Do this: Only lines holding the string "that" are wanted; copy each one from the material.

──────── Rows

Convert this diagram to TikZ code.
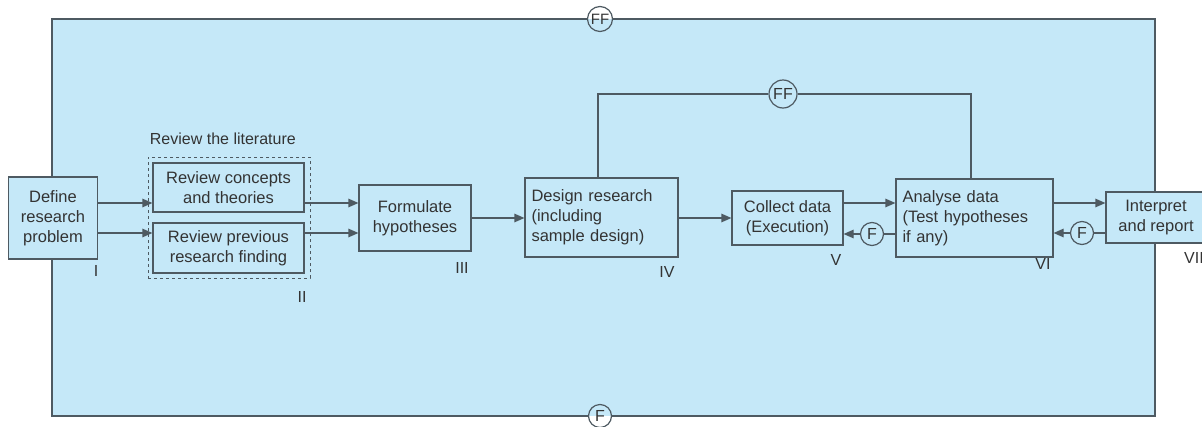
\documentclass[tikz,border=0pt]{standalone}
\usepackage{fontspec}
\setmainfont{Liberation Sans}
\usetikzlibrary{arrows.meta}
\definecolor{bg}{HTML}{C5E8F8}
\definecolor{ln}{HTML}{4E5A62}
\definecolor{tx}{HTML}{333333}
\begin{document}
\begin{tikzpicture}[x=1pt,y=-1pt,line width=1.2pt,
    box/.style={draw=ln,fill=bg,text=tx,inner sep=2pt,align=center,font=\fontsize{16.5}{20}\selectfont},
    arr/.style={draw=ln,-{Triangle[length=10pt,width=8.5pt]}},
    fb/.style={circle,draw=ln,text=tx,inner sep=0pt,minimum size=23pt,font=\fontsize{16}{16}\selectfont},
    lab/.style={text=tx,font=\fontsize{16}{16}\selectfont}]
        \clip (0,0) rectangle (1202,426);
        \fill[white] (0,0) rectangle (1202,426);
        % outer frame
        \coordinate (NW) at (52,19);
        \coordinate (NE) at (1155,19);
        \coordinate (SE) at (1155,416);
        \coordinate (SW) at (52,416);
        \fill[bg] (NW) rectangle (SE);
        \node[fb,minimum size=25pt,font=\fontsize{15}{15}\selectfont] (ffa) at (600,19) {FF};
        \node[fb] (fa) at (600,416) {F};
        \draw[ln] (ffa.east)--(NE)--(SE)--(fa.east) (fa.west)--(SW)--(NW)--(ffa.west);
        % rows of the arrows
        \coordinate (r1) at (0,203);
        \coordinate (r2) at (0,233);
        % steps
        \node[box,minimum width=89pt,minimum height=82pt] (def) at (53,218) {Define\\research\\problem};
        \node[draw=ln,dashed,line width=1pt,minimum width=162pt,minimum height=121pt] (lit) at (229,217.5) {};
        \node[lab,anchor=west] (litl) at (146,139) {Review the literature};
        \node[box,minimum width=151pt,minimum height=49pt] (con) at (228.5,187.5) {Review concepts\\and theories};
        \node[box,minimum width=151pt,minimum height=50pt] (pre) at (228.5,248) {Review previous\\research finding};
        \node[box,minimum width=112pt,minimum height=66pt] (frm) at (415,218) {Formulate\\hypotheses};
        \node[box,minimum width=153pt,minimum height=79pt,align=left,text width=140pt] (des) at (601.5,217.5) {Design research\\(including\\sample design)};
        \node[box,minimum width=111pt,minimum height=54pt] (col) at (787.5,218) {Collect data\\(Execution)};
        \node[box,minimum width=157pt,minimum height=78pt,align=left,text width=144pt] (ana) at (974.5,218) {Analyse data\\(Test hypotheses\\if any)};
        \node[box,minimum width=100pt,minimum height=51pt] (int) at (1156,217.5) {Interpret\\and report};
        % numbers
        \node[lab] (n1) at (96,271) {I};
        \node[lab] (n2) at (302,297) {II};
        \node[lab] (n3) at (462,268) {III};
        \node[lab] (n4) at (667,272) {IV};
        \node[lab] (n5) at (836,260) {V};
        \node[lab] (n6) at (1043,264) {VI};
        \node[lab] (n7) at (1194,258) {VII};
        % flow
        \draw[arr] (def.east |- r1)--(con.west |- r1);
        \draw[arr] (def.east |- r2)--(pre.west |- r2);
        \draw[arr] (con.east |- r1)--(frm.west |- r1);
        \draw[arr] (pre.east |- r2)--(frm.west |- r2);
        \draw[arr] (frm.east)--(des.west |- frm.east);
        \draw[arr] (des.east |- col.west)--(col.west);
        \draw[arr] (col.east |- r1)--(ana.west |- r1);
        \draw[arr] (ana.east |- r1)--(int.west |- r1);
        % feedback
        \node[fb] (fb) at (872,234) {F};
        \node[fb] (fc) at (1082,233) {F};
        \draw[ln] (ana.west |- fb)--(fb);
        \draw[arr] (fb)--(col.east |- fb);
        \draw[ln] (int.west |- fc)--(fc);
        \draw[arr] (fc)--(ana.east |- fc);
        \node[fb,minimum size=28pt] (ffb) at (783,94) {FF};
        \draw[ln] ([xshift=-3.5pt]des.north) |- (ffb.west);
        \draw[ln] (ffb.east) -| ([xshift=-3.5pt]ana.north);
    \end{tikzpicture}
\end{document}
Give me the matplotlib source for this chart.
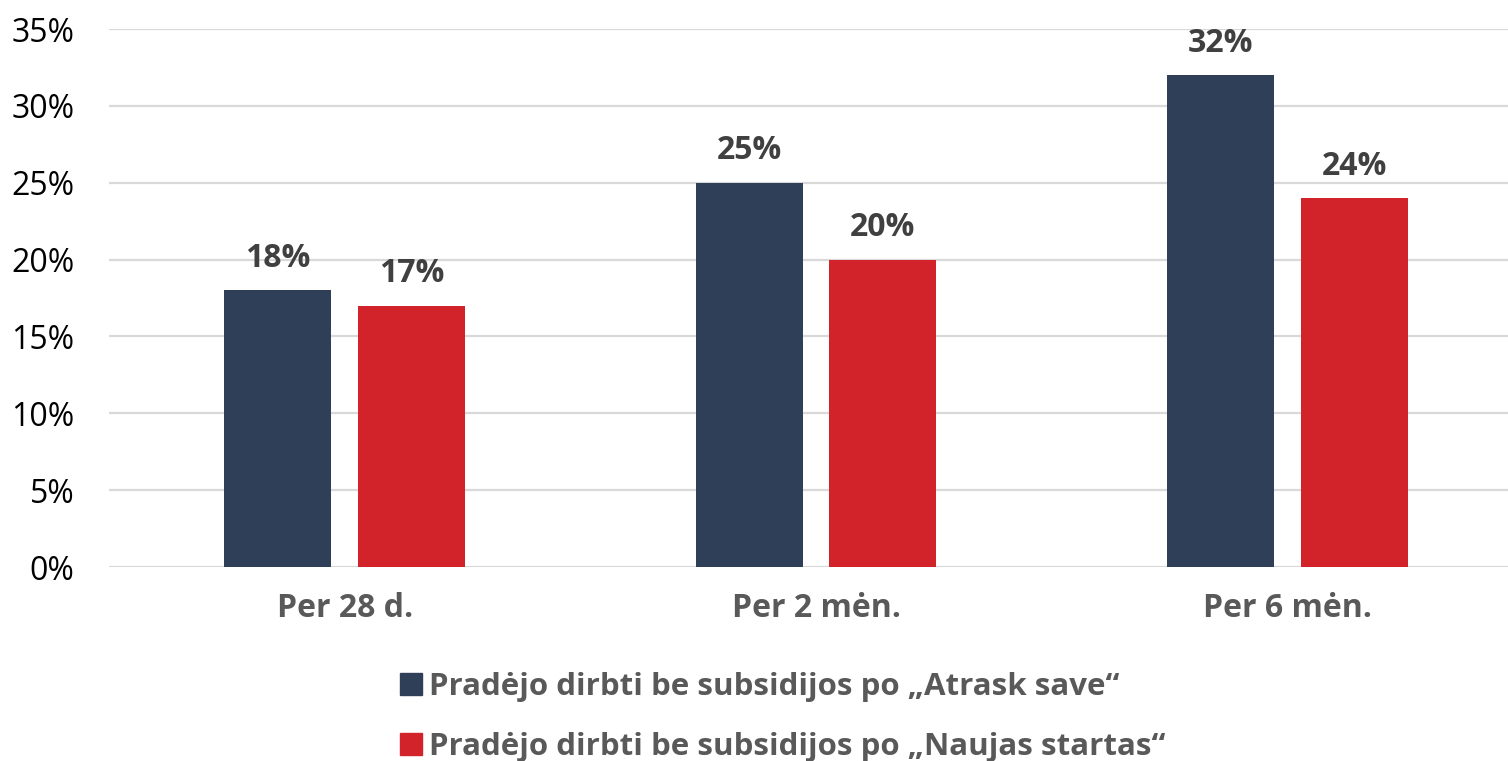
import matplotlib
matplotlib.use("Agg")
import matplotlib.pyplot as plt
from matplotlib.patches import Patch
import numpy as np

categories = ["Per 28 d.", "Per 2 mėn.", "Per 6 mėn."]
series_names = ["Pradėjo dirbti be subsidijos po „Atrask save“",
                "Pradėjo dirbti be subsidijos po „Naujas startas“"]
atrask = [18, 25, 32]
naujas = [17, 20, 24]
yticks = [0, 5, 10, 15, 20, 25, 30, 35]
ytick_labels = ["0%", "5%", "10%", "15%", "20%", "25%", "30%", "35%"]

navy = "#2E3F57"
red = "#D2222A"
label_col = "#404040"
cat_col = "#595959"
FS = 23

plt.rcParams['font.family'] = ['Open Sans', 'DejaVu Sans']

fig = plt.figure(figsize=(15.08, 7.61), dpi=100)
ax = fig.add_axes([109/1508, 1 - 567/761, 1414/1508, (567 - 29)/761])

x = np.arange(len(categories))
w = 0.227
off = 0.142
b1 = ax.bar(x - off, atrask, w, color=navy, zorder=3)
b2 = ax.bar(x + off, naujas, w, color=red, zorder=3)

for bars, vals in ((b1, atrask), (b2, naujas)):
    for r, v in zip(bars, vals):
        ax.annotate(f"{v}%", (r.get_x() + r.get_width() / 2, v),
                    xytext=(0, 11), textcoords="offset points",
                    ha="center", va="bottom", fontsize=FS, fontweight="bold",
                    color=label_col)

ax.set_xlim(-0.5, 2.5)
ax.set_ylim(0, 35)
ax.set_yticks(yticks)
ax.set_yticklabels(ytick_labels, fontsize=FS, color="black")
ax.set_xticks(x)
ax.set_xticklabels(categories, fontsize=FS, fontweight="bold", color=cat_col)
ax.tick_params(axis="y", length=0, pad=25)
ax.tick_params(axis="x", length=0, pad=18)
ax.grid(axis="y", color="#D9D9D9", linewidth=1.6, zorder=0)
for s in ax.spines.values():
    s.set_visible(False)

handles = [Patch(color=navy), Patch(color=red)]
leg = fig.legend(handles, series_names, loc="upper left",
                 bbox_to_anchor=(400/1508, 1 - 672/761), frameon=False,
                 borderpad=0, borderaxespad=0,
                 prop={"size": 22.5, "weight": "bold"}, labelcolor=cat_col,
                 handlelength=0.7, handleheight=0.7, handletextpad=0.22,
                 labelspacing=0.97)

fig.savefig("out.png", dpi=100)
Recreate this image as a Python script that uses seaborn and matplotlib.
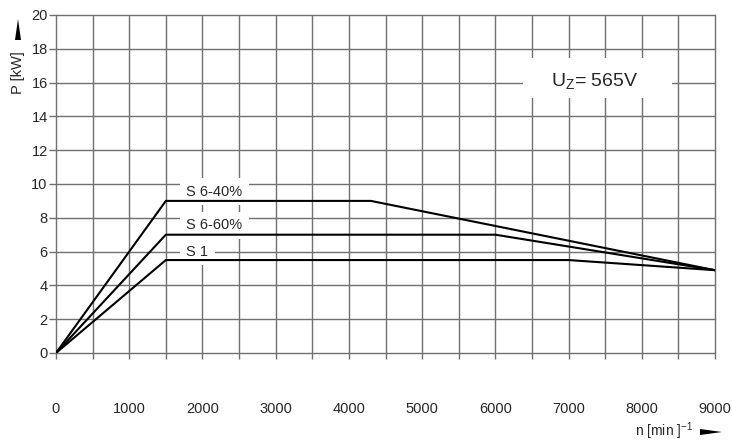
import numpy as np
import pandas as pd
import matplotlib
matplotlib.use("Agg")
import matplotlib.pyplot as plt
from matplotlib.patches import Polygon, Rectangle
import seaborn as sns

# speed [1/min] and power [kW] corner points of each curve
n_s640 = [0, 1500, 4300, 9000]
p_s640 = [0, 9.0, 9.0, 4.9]
n_s660 = [0, 1500, 6000, 9000]
p_s660 = [0, 7.0, 7.0, 4.9]
n_s1 = [0, 1500, 7000, 9000]
p_s1 = [0, 5.5, 5.5, 4.9]

x_ticks = list(range(0, 9001, 1000))
y_ticks = list(range(0, 21, 2))

sns.set_style("white")
plt.rcParams['font.family'] = ['Liberation Sans', 'DejaVu Sans']
plt.rcParams['mathtext.fontset'] = 'custom'
plt.rcParams['mathtext.rm'] = 'Liberation Sans'
plt.rcParams['mathtext.it'] = 'Liberation Sans'

fig = plt.figure(figsize=(7.32, 4.41), dpi=100)
ax = fig.add_axes([56 / 732, 1 - 353 / 441, 659 / 732, 338 / 441])

grid_c = '#707070'
for xv in range(0, 9001, 500):
    ax.axvline(xv, color=grid_c, lw=1, zorder=1, clip_on=False)
for yv in y_ticks:
    ax.axhline(yv, color=grid_c, lw=1, zorder=1, clip_on=False)

curves = {'S 6-40%': (n_s640, p_s640), 'S 6-60%': (n_s660, p_s660), 'S 1': (n_s1, p_s1)}
for name, (n, p) in curves.items():
    df = pd.DataFrame({'n': n, 'P': p})
    sns.lineplot(data=df, x='n', y='P', color='black', lw=1.5, ax=ax, zorder=5, sort=False)

box = dict(facecolor='white', edgecolor='none', boxstyle='square,pad=0.45')
ax.text(1780, 9.55, 'S 6-40%', fontsize=10.5, ha='left', va='center', bbox=box, zorder=3)
ax.text(1780, 7.55, 'S 6-60%', fontsize=10.5, ha='left', va='center', bbox=box, zorder=3)
ax.text(1780, 6.0, 'S 1', fontsize=10.5, ha='left', va='center', bbox=box, zorder=3)

ax.add_patch(Rectangle((6380, 15.1), 2030, 2.35, facecolor='white', edgecolor='none', zorder=2))
ax.text(7350, 16.1, r'U$_\mathrm{Z}$= 565V', fontsize=14, ha='center', va='center', zorder=3)

ax.set_xlim(0, 9000)
ax.set_ylim(0, 20)
ax.set_xticks(range(0, 9001, 500))
ax.set_xticklabels([str(v) if v in x_ticks else '' for v in range(0, 9001, 500)])
ax.set_yticks(y_ticks)
ax.tick_params(axis='x', length=4, width=1, color=grid_c, pad=31, labelsize=10.5, direction='out')
ax.tick_params(axis='y', length=5, width=1, color=grid_c, pad=1, labelsize=10.5, direction='out')
ax.tick_params(bottom=True, left=True)
for s in ax.spines.values():
    s.set_visible(False)
ax.set_xlabel('')
ax.set_ylabel('')

fig.text(18 / 732, 1 - 73 / 441, 'P [kW]', rotation=90, fontsize=10.5, ha='center', va='center')
fig.add_artist(Polygon([[15 / 732, 1 - 40 / 441], [21 / 732, 1 - 40 / 441], [18 / 732, 1 - 19 / 441]],
                       closed=True, facecolor='black', edgecolor='none', transform=fig.transFigure))
fig.text(664 / 732, 1 - 431 / 441, r'n [min ]$^{-1}$', fontsize=10, ha='center', va='center')
fig.add_artist(Polygon([[700 / 732, 1 - 429 / 441], [700 / 732, 1 - 435 / 441], [722 / 732, 1 - 432 / 441]],
                       closed=True, facecolor='black', edgecolor='none', transform=fig.transFigure))

fig.savefig('out.png', dpi=100)
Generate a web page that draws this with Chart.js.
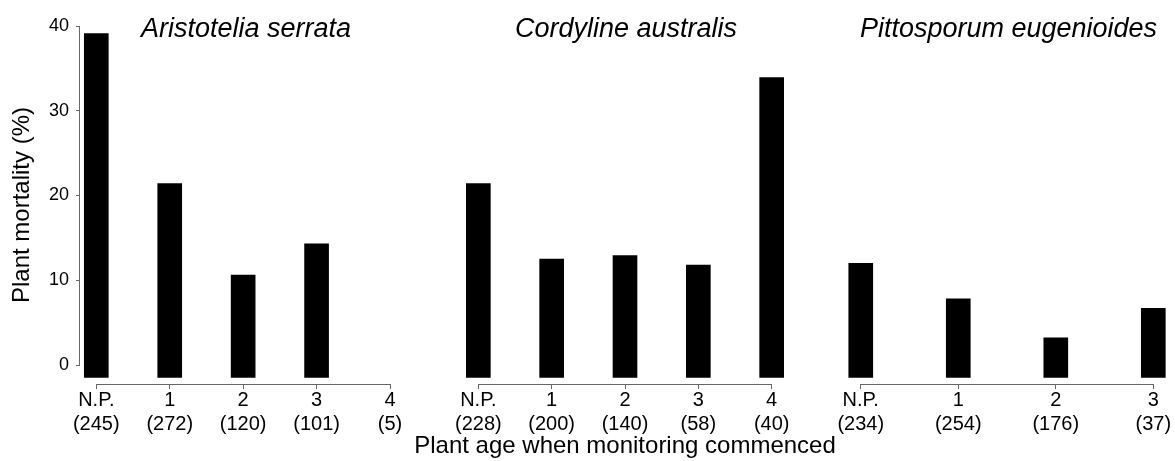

────────────────

Full solution:
Recreate this image as a Python script that uses seaborn and matplotlib.
Generate a web page that draws this with Chart.js.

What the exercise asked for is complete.